The others are National Wildlife Refuges whose reefs are already protected.

As less than five per cent of the fishing of the Honolulu fleet of long-liners takes place in the EEZ of these islands, officials said the closure of one-fourth of those areas will have negligible effect.

Finally, the Rose Atoll National Monument, in American Samoa, protects the 35,000 km2 of waters off the world’s smallest atoll, which boasts some of the densest coral cover in the world.

In creating these monuments, Bush faced objections from three quarters: the Pentagon, recreational fishermen and politicians in the Marianas.

Though Bush had specified that monument designation “should not limit the department of defence from carrying out its mission” in the Pacific, environmentalists said senior Pentagon officials had told them they were concerned it would do just that.

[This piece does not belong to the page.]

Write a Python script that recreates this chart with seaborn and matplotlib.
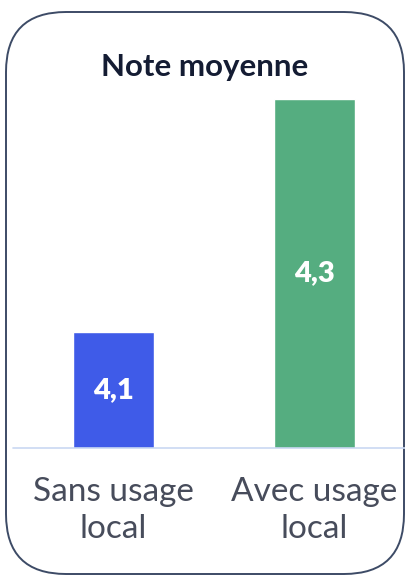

They cited lawsuits against military uses of sonar in war games off the Hawaii monument as an example. “They didn’t care about the degree of protection,” one activist said, “but they did care about size.”

Recreational fishers also fought the move. “We do not support any unnecessary closures to recreational fishing unless there is a scientific determination that shows recreational fishing is harming the ecosystem,” said Patty Doerr, Ocean Resource Policy Director of the American Sportfishing Association.

She added that the only way for a closure to be justified in the Pacific areas would be for recreational fishing to be introduced and for it to demonstrably harm the environment.